My three year old is obsessed with construction and all things construction related. Every morning we drive by a construction site near our house and Hollis comments on the progress. Heaven help them if the workers aren't there (even on a Sunday). Hell hath no fury like a three year old who can't get his crane fix.
"Where are the guys, Mommy? WHERE ARE THE GUYS!?"
I can't even tell you the raptures Hollis went into when T rented a backhoe for a weekend to work on a drainage issue in our yard more than a year ago. To this day he still tells us that we need to go to the tractor store and get him another tractor.
Do I even need to tell you that Hollis loves Bob the Builder?
So when PBN offered me the chance to review the new Bob the Builder DVD, On-Site - Roads and Bridges, I snapped it up. Man, am I glad I did.
This DVD isn't just a collection of Bob the Builder cartoons. This is Bob and his friends actually explaining how roads and bridges are built. The cartoon portions are interspersed with film footage from real construction sites explaining every step of construction.

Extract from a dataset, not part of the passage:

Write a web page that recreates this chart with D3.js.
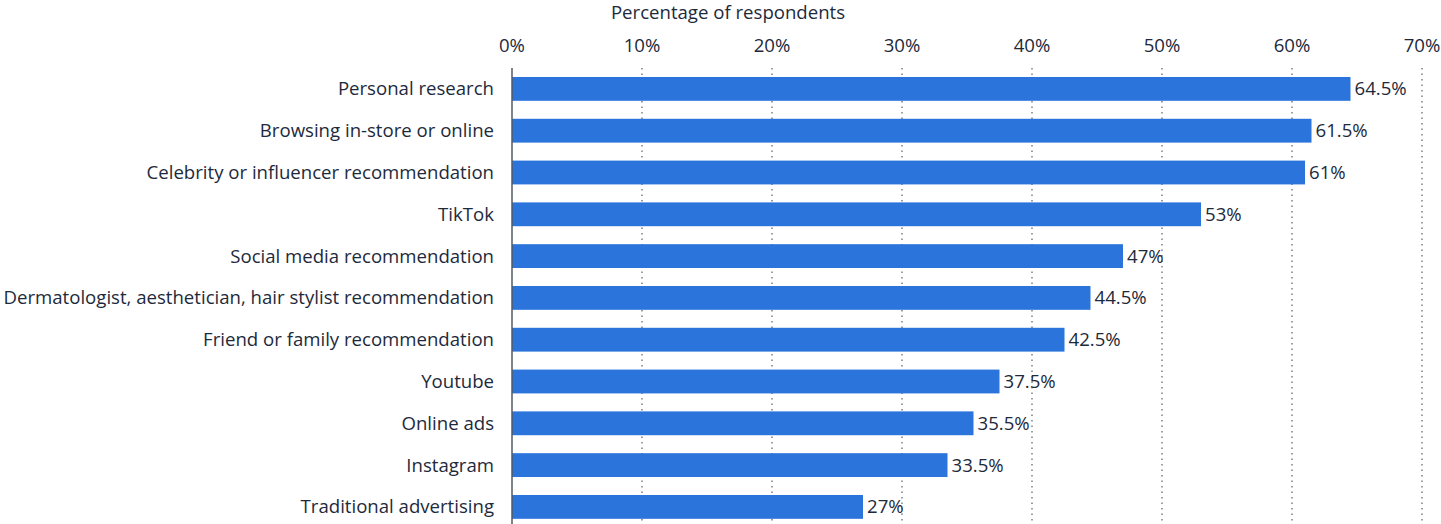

The show also includes real children using kid friendly materials like blocks and sand demonstrating the construction process in the sandbox or playroom. This is stuff any kid can reproduce at home. But when your kids are building their road in the sandbox, they can make sure they don't use shoddy construction practices! Bob even gets into simple engineering problems and makes it understandable for toddlers.
My. kids. were. fascinated.
Hell, even my husband enjoyed the DVD. It goes without saying that I did. In fact, I kind of suspected that I would. I secretly watch all those mega construction shows on the History Channel and TLC. Something I don't mention often on my blog is that I'm a constr*ction att*rney. (Letters removed to protect me from The Google.) I visit job sites on a regular basis. I have my own steel toe boots and hardhat. So I was thrilled to see this DVD that breaks down construction in understandable language. If only more att*rneys and expert witnesses could do that.... But I digress.
Would I recommend this video? Hell, yes. In fact, I might suggest that my firm make it required viewing for any first year associate in my firm without an engineering or architectural background who thinks they might be interested in constr*ction litig*tion. Heck, I might even show it to a jury sometime!
Here's Hollis watching the video and simultaneously setting up his own construction site:
He's now the only toddler in his preschool class who could manage a project site. I couldn't be more excited if he'd mastered multiplication!